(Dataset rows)
┌──

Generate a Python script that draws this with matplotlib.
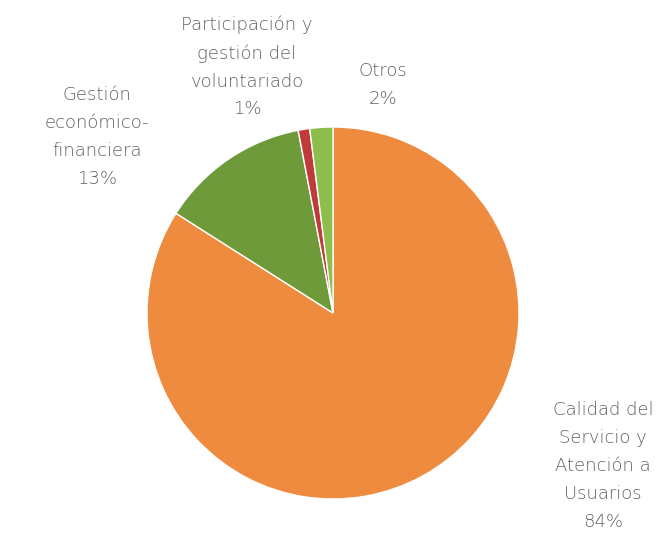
import numpy as np
import matplotlib.pyplot as plt

plt.rcParams['font.family'] = ['DejaVu Sans']

# datos del gráfico
categorias = ['Calidad del\nServicio y\nAtención a\nUsuarios',
              'Gestión\neconómico-\nfinanciera',
              'Participación y\ngestión del\nvoluntariado',
              'Otros']
valores = [84, 13, 1, 2]
colores = ['#EE8B3F', '#6E9A3A', '#C13A3A', '#8DBD4B']
# posición de las etiquetas (pixeles de la imagen)
pos_etiquetas = [(603, 466), (97, 137), (247, 67), (383, 85)]

W, H = 671, 535
fig = plt.figure(figsize=(W / 100, H / 100), dpi=100)
cx, cy, r = 333, 313, 186
ax = fig.add_axes([(cx - r) / W, (H - cy - r) / H, 2 * r / W, 2 * r / H])
ax.pie(valores, colors=colores, startangle=90, counterclock=False,
       wedgeprops=dict(edgecolor='white', linewidth=1))
ax.set_xlim(-1, 1)
ax.set_ylim(-1, 1)
ax.axis('off')

for cat, val, (px, py) in zip(categorias, valores, pos_etiquetas):
    fig.text(px / W, 1 - py / H, cat + '\n' + str(val) + '%', ha='center', va='center',
             fontsize=13, color='#626262', linespacing=1.7, fontweight='light')

fig.savefig('out.png', dpi=100)
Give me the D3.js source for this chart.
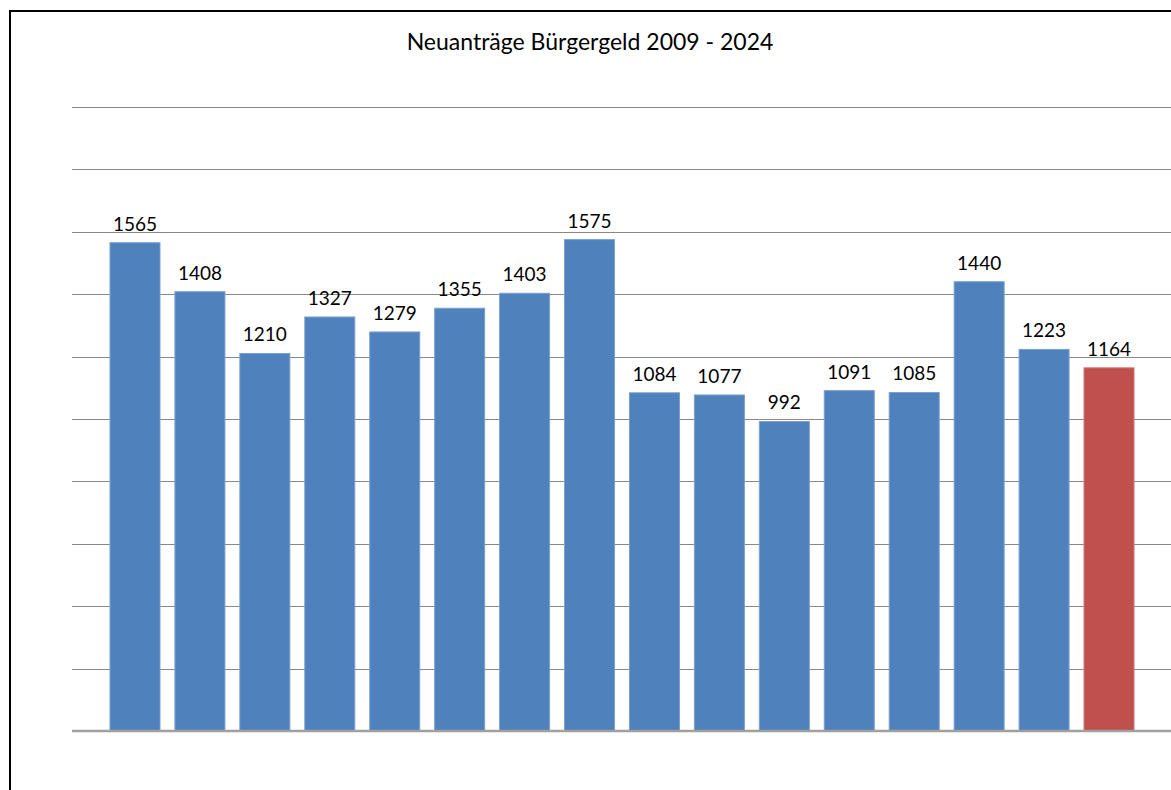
<!DOCTYPE html>
<html>
<head>
<meta charset="utf-8">
<script src="https://cdn.jsdelivr.net/npm/d3@7"></script>
<style>
html, body { margin: 0; padding: 0; background: #fff; overflow: hidden; }
svg { display: block; }
</style>
</head>
<body>
<svg id="chart" width="1171" height="790"></svg>
<script>
const years = ["2009","2010","2011","2012","2013","2014","2015","2016","2017","2018","2019","2020","2021","2022","2023","2024"];
const values = [1565, 1408, 1210, 1327, 1279, 1355, 1403, 1575, 1084, 1077, 992, 1091, 1085, 1440, 1223, 1164];
const highlightYear = "2024";
const yTicks = [0, 200, 400, 600, 800, 1000, 1200, 1400, 1600, 1800, 2000];
const title = "Neuanträge Bürgergeld 2009 - 2024";

const svg = d3.select("#chart");
const font = "Lato, 'Open Sans', sans-serif";

// outer chart border (right/bottom edges lie outside the visible area)
svg.append("rect")
  .attr("x", 10).attr("y", 11).attr("width", 1200).attr("height", 820)
  .attr("fill", "none").attr("stroke", "#000").attr("stroke-width", 2);

const x = d3.scaleBand().domain(years).range([72, 1172]).paddingInner(0.23).paddingOuter(0.585);
const y = d3.scaleLinear().domain([0, 2000]).range([731, 107]);

// gridlines
svg.append("g").selectAll("line").data(yTicks.filter(t => t > 0)).join("line")
  .attr("x1", 72).attr("x2", 1172)
  .attr("y1", d => Math.round(y(d)) + 0.5).attr("y2", d => Math.round(y(d)) + 0.5)
  .attr("stroke", "#888").attr("stroke-width", 1);

// bars
svg.append("g").selectAll("rect").data(years).join("rect")
  .attr("x", d => x(d))
  .attr("y", (d, i) => y(values[i]))
  .attr("width", x.bandwidth())
  .attr("height", (d, i) => y(0) - y(values[i]))
  .attr("fill", d => d === highlightYear ? "#c0504d" : "#4f81bd")
  .attr("stroke", d => d === highlightYear ? "#d07875" : "#7aa0cf")
  .attr("stroke-width", 1);

// baseline axis
svg.append("line")
  .attr("x1", 72).attr("x2", 1172)
  .attr("y1", y(0)).attr("y2", y(0))
  .attr("stroke", "#a0a0a0").attr("stroke-width", 2.5);

// value labels
svg.append("g").selectAll("text").data(years).join("text")
  .attr("x", d => x(d) + x.bandwidth() / 2)
  .attr("y", (d, i) => y(values[i]) - 12)
  .attr("text-anchor", "middle")
  .attr("font-family", font)
  .attr("font-size", 19)
  .attr("fill", "#000")
  .text((d, i) => values[i]);

// title
svg.append("text")
  .attr("x", 590).attr("y", 50)
  .attr("text-anchor", "middle")
  .attr("font-family", font)
  .attr("font-size", 23)
  .attr("fill", "#000")
  .text(title);
</script>
</body>
</html>
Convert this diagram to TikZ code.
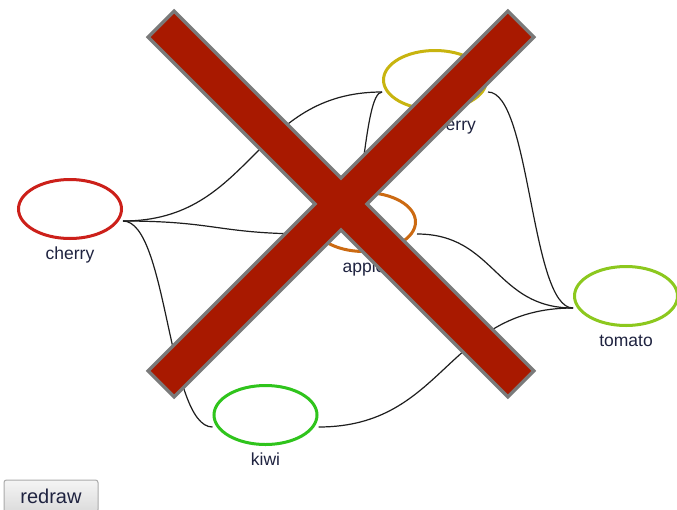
\documentclass[tikz,border=0pt]{standalone}
\usepackage{fontspec}
\setmainfont{Liberation Sans}
\usetikzlibrary{calc,positioning,shapes.geometric,shadings}

\definecolor{cherrycol}{RGB}{204,32,26}
\definecolor{berrycol}{RGB}{200,180,15}
\definecolor{applecol}{RGB}{204,106,18}
\definecolor{tomatocol}{RGB}{140,200,30}
\definecolor{kiwicol}{RGB}{47,196,28}
\definecolor{labelcol}{RGB}{31,35,64}
\definecolor{linkcol}{RGB}{30,30,30}
\definecolor{crossred}{RGB}{168,25,0}
\definecolor{crossgray}{RGB}{122,122,122}
\definecolor{btnborder}{RGB}{170,170,170}

\begin{document}
\begin{tikzpicture}[x=1pt, y=-1pt,
  fruit/.style={ellipse, draw, line width=3pt, minimum width=103pt, minimum height=59pt, inner sep=0pt},
  fruitname/.style={inner sep=0pt, text height=12pt, text depth=3.5pt, text=labelcol, font=\fontsize{17.5}{20}\selectfont},
  link/.style={draw=linkcol, line width=1.2pt,
    to path={.. controls ($(\tikztostart)!0.5!(\tikztostart-|\tikztotarget)$) and ($(\tikztotarget)!0.5!(\tikztotarget-|\tikztostart)$) .. (\tikztotarget)}}]
  \useasboundingbox[fill=white] (0,0) rectangle (677,509);

  \node[fruit, draw=cherrycol] (cherry) at (70,209) {};
  \node[fruit, draw=berrycol] (strawberry) at (435,80) {};
  \node[fruit, draw=applecol] (apple) at (364,222) {};
  \node[fruit, draw=tomatocol] (tomato) at (626,296) {};
  \node[fruit, draw=kiwicol] (kiwi) at (265.5,415) {};

  \node[fruitname, below = 7pt of cherry] (cherrytxt) {cherry};
  \node[fruitname, below = 7pt of strawberry] (strawberrytxt) {strawberry};
  \node[fruitname, below = 7pt of apple] (appletxt) {apple};
  \node[fruitname, below = 7pt of tomato] (tomatotxt) {tomato};
  \node[fruitname, below = 7pt of kiwi] (kiwitxt) {kiwi};

  % link ends sit a bit below the middle of each ellipse
  \coordinate (cherryR) at ([yshift=-12pt]cherry.east);
  \coordinate (strawberryL) at ([yshift=-12pt]strawberry.west);
  \coordinate (strawberryR) at ([yshift=-12pt]strawberry.east);
  \coordinate (appleL) at ([yshift=-12pt]apple.west);
  \coordinate (appleIn) at ([xshift=-20pt,yshift=-12pt]apple.center);
  \coordinate (appleR) at ([yshift=-12pt]apple.east);
  \coordinate (tomatoL) at ([yshift=-12pt]tomato.west);
  \coordinate (kiwiL) at ([yshift=-12pt]kiwi.west);
  \coordinate (kiwiR) at ([yshift=-12pt]kiwi.east);

  \draw[link] (cherryR) to (strawberryL);
  \draw[link] (cherryR) to (appleL);
  \draw[link] (cherryR) to (kiwiL);
  \draw[link] (appleIn) to (strawberryL);
  \draw[link] (strawberryR) to (tomatoL);
  \draw[link] (appleR) to (tomatoL);
  \draw[link] (kiwiR) to (tomatoL);

  \node[draw=btnborder, line width=1pt, rounded corners=2.5pt, top color=white!96!black, bottom color=white!86!black,
    minimum width=94pt, minimum height=32pt, text=labelcol, font=\fontsize{20}{24}\selectfont] (redraw) at (51,496) {redraw};

  % the big cross: gray rims first, red on top so the middle stays clean
  \coordinate (xc) at (341,204);
  \foreach \a in {45,-45}
    \draw[crossgray, line width=7pt, rotate around={\a:(xc)}] ($(xc)+(-252.5,-16.5)$) rectangle ($(xc)+(252.5,16.5)$);
  \foreach \a in {45,-45}
    \fill[crossred, rotate around={\a:(xc)}] ($(xc)+(-252.5,-16.5)$) rectangle ($(xc)+(252.5,16.5)$);
\end{tikzpicture}
\end{document}
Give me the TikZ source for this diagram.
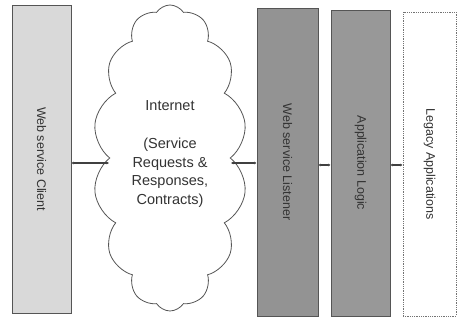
\documentclass[tikz,border=0pt]{standalone}
\usepackage{fontspec}
\setmainfont{Liberation Sans}
\usetikzlibrary{shapes.symbols,arrows.meta}

\definecolor{lightbox}{HTML}{D9D9D9}
\definecolor{darkbox}{HTML}{939393}
\definecolor{edgegray}{HTML}{555555}

\tikzset{
  tier/.style={draw=edgegray, line width=0.8pt, minimum width=#1, minimum height=306pt, inner sep=0pt},
  tierlabel/.style={rotate=-90, font=\fontsize{12.5}{14}\selectfont, text=black!80},
  link/.style={line width=1.2pt, black!75, {Latex[length=2.5pt,width=3pt]}-{Latex[length=2.5pt,width=3pt]}}
}

\begin{document}
\begin{tikzpicture}[x=1pt,y=-1pt]
\useasboundingbox (0,0) rectangle (459,323);
\node[tier=59pt, fill=lightbox, minimum height=308pt] (client) at (41.5,159) {};
\node[tierlabel] at (client) {Web service Client};
\node[cloud, draw=edgegray, line width=0.8pt, fill=white, cloud puffs=14, cloud puff arc=115,
      aspect=0.5, minimum width=154pt, minimum height=306pt, inner sep=0pt] (net) at (170,158) {};
\node[align=center, font=\fontsize{14.5}{18.5}\selectfont, text=black!80] (nettext) at (170,154)
      {Internet\\[20pt](Service\\Requests \&\\Responses,\\Contracts)};
\node[tier=61pt, fill=darkbox, minimum height=308pt] (listener) at (287.5,162) {};
\node[tierlabel] at (listener) {Web service Listener};
\node[tier=59pt, fill=darkbox!95!white] (logic) at (360.5,163) {};
\node[tierlabel] at (logic) {Application Logic};
\node[tier=53pt, draw=black!55, densely dotted, minimum height=304pt] (legacy) at (429.5,164) {};
\node[tierlabel] at (legacy) {Legacy Applications};
% connectors
\draw[link] (client.east |- 0,163) -- (net.west |- 0,163);
\draw[link] (net.east |- 0,163) -- (listener.west |- 0,163);
\draw[link] (listener.east |- 0,165) -- (logic.west |- 0,165);
\draw[link] (logic.east |- 0,165) -- (legacy.west |- 0,165);
\end{tikzpicture}
\end{document}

└──

# [Prompt]
All lines from the start of the entries above through the line containing "pos_etiquetas = [(603, 466), (97, 137), (247, 67), (383, 85)]" are to be given again exactly; the pictures are not.

# [Exercise result]
Generate a Python script that draws this with matplotlib.
import numpy as np
import matplotlib.pyplot as plt

plt.rcParams['font.family'] = ['DejaVu Sans']

# datos del gráfico
categorias = ['Calidad del\nServicio y\nAtención a\nUsuarios',
              'Gestión\neconómico-\nfinanciera',
              'Participación y\ngestión del\nvoluntariado',
              'Otros']
valores = [84, 13, 1, 2]
colores = ['#EE8B3F', '#6E9A3A', '#C13A3A', '#8DBD4B']
# posición de las etiquetas (pixeles de la imagen)
pos_etiquetas = [(603, 466), (97, 137), (247, 67), (383, 85)]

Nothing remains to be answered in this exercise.